--- BEGIN ---
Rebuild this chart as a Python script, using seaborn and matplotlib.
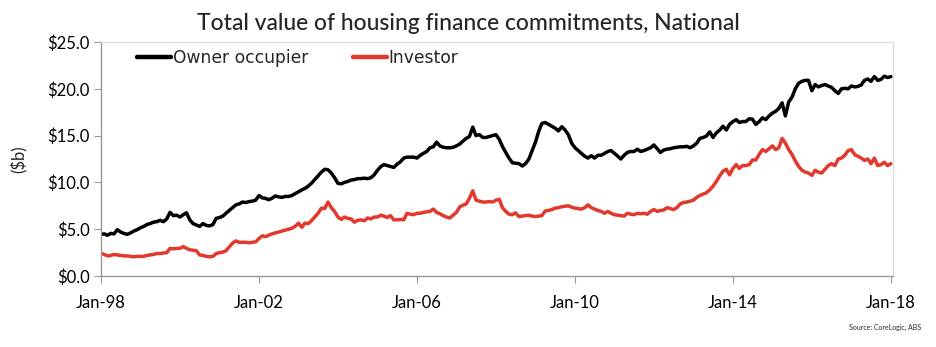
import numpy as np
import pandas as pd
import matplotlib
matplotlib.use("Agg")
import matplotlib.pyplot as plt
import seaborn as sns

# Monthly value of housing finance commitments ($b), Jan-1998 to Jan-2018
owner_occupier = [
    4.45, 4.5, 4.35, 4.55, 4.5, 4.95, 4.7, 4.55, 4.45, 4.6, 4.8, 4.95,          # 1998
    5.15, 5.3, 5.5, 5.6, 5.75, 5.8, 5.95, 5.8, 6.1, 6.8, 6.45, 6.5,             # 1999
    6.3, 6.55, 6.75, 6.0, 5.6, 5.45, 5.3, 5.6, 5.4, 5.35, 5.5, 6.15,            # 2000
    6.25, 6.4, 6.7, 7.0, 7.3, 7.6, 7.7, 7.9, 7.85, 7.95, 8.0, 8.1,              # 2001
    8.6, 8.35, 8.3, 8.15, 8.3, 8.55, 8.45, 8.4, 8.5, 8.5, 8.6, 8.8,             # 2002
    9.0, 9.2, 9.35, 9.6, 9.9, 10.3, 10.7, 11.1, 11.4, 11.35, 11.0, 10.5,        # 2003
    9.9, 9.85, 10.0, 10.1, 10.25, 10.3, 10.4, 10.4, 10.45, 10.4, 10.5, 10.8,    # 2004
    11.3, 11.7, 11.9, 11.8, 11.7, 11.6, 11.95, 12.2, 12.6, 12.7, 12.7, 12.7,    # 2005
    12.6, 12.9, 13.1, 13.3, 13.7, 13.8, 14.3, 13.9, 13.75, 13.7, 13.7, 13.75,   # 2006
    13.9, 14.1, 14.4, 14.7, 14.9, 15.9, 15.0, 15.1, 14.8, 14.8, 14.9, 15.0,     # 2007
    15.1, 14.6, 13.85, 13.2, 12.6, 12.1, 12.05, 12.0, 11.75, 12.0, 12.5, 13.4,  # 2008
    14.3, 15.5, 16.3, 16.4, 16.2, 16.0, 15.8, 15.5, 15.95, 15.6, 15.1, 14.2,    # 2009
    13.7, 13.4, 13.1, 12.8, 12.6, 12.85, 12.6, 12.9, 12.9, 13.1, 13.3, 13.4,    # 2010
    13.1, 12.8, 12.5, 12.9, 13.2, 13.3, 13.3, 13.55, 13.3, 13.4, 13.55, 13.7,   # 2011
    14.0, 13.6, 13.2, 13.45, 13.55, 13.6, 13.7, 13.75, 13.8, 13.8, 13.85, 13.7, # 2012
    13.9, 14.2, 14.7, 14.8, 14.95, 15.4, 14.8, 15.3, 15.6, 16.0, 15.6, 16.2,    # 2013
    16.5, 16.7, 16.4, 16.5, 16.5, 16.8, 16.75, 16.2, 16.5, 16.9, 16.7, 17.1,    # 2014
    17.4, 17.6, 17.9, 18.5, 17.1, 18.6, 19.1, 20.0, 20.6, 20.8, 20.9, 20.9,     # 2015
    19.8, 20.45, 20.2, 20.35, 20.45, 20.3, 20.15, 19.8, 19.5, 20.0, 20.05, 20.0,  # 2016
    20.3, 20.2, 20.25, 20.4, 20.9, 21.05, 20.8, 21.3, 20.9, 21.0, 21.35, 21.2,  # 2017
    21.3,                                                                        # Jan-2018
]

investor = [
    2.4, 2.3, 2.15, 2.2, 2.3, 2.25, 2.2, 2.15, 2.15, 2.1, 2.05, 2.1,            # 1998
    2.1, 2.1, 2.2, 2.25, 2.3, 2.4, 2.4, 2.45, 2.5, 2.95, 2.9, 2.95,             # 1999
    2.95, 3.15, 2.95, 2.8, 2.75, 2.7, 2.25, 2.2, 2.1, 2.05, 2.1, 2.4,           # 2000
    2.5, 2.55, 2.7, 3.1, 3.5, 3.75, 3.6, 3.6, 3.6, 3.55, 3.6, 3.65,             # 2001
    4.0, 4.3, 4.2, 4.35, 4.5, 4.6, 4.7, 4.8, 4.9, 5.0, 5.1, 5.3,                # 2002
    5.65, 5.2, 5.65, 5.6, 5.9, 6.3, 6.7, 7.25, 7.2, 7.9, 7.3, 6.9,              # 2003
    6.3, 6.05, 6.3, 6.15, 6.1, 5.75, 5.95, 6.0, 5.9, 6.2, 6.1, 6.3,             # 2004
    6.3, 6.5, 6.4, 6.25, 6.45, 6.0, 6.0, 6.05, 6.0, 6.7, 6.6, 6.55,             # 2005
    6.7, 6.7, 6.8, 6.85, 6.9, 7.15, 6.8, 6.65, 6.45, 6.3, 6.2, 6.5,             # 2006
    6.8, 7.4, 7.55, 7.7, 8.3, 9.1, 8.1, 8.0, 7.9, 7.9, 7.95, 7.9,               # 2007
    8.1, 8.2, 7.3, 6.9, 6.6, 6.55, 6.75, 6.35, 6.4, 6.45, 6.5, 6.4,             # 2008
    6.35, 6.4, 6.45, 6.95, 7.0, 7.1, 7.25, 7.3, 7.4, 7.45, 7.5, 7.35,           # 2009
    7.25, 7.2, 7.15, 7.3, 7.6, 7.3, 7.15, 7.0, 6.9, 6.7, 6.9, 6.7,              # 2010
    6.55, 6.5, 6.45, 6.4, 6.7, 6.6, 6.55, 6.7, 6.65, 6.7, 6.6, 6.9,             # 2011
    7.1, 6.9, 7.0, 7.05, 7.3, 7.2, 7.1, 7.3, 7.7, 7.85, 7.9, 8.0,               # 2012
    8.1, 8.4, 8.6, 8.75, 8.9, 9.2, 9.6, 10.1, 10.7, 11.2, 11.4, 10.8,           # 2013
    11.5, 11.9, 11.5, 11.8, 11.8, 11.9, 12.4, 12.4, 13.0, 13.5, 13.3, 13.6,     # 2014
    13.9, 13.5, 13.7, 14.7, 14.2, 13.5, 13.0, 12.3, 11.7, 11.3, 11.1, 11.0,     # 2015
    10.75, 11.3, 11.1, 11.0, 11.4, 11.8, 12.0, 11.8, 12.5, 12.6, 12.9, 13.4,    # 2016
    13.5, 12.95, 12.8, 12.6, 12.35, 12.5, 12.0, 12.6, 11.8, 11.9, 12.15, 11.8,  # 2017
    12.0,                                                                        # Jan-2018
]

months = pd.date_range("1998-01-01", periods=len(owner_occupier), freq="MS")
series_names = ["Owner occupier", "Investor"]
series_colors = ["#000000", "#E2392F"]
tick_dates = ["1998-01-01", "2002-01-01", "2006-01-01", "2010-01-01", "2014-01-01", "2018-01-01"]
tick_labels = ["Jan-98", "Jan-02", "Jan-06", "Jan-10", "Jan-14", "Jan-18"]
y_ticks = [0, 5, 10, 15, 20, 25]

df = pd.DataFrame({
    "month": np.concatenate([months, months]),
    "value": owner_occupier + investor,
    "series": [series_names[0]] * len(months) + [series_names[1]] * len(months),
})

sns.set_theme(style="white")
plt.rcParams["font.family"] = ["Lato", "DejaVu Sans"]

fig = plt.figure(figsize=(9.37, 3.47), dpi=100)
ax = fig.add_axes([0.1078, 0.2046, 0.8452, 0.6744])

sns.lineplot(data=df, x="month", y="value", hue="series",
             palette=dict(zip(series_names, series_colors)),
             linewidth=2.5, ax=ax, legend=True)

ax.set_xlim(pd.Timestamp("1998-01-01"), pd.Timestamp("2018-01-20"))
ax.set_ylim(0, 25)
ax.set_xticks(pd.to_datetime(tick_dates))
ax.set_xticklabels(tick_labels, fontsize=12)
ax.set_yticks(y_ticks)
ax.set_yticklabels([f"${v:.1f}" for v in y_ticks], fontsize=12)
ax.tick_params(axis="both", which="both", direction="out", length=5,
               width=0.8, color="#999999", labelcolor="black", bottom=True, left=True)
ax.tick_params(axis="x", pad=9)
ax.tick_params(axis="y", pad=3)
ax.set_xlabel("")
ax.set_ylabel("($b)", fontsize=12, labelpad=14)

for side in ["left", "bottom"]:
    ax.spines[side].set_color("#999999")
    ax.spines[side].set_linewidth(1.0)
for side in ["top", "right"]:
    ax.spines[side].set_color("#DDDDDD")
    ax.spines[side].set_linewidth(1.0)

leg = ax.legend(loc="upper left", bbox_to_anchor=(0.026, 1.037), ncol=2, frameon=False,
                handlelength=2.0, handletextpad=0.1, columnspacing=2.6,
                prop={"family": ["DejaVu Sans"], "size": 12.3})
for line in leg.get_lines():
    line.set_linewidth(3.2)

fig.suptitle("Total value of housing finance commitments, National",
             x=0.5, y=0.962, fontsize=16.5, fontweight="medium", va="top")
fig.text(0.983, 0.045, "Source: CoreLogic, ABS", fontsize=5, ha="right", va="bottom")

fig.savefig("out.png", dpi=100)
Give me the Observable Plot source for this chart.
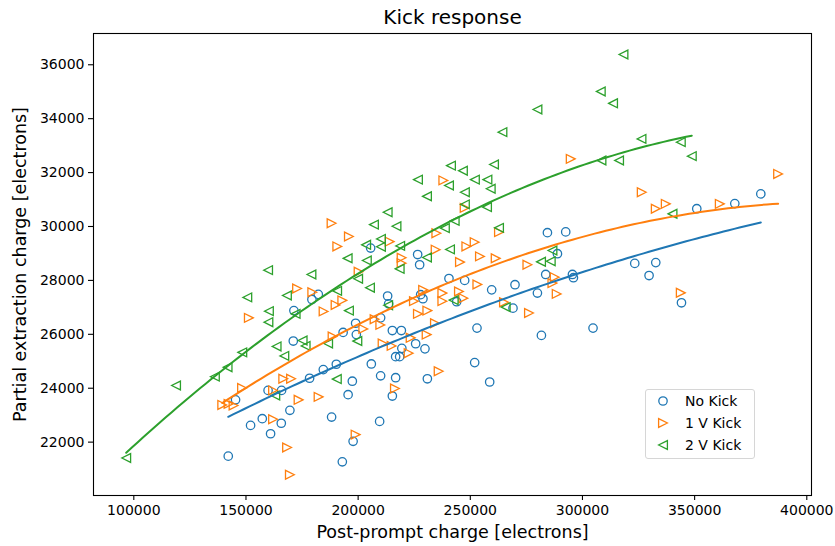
--- END ---
Direction » Please return, exactly as written, the lines from the first line of the records above through the line containing "import seaborn as sns", both included, leaving out any pictures.

Output for this task »
Rebuild this chart as a Python script, using seaborn and matplotlib.
import numpy as np
import pandas as pd
import matplotlib
matplotlib.use("Agg")
import matplotlib.pyplot as plt
import seaborn as sns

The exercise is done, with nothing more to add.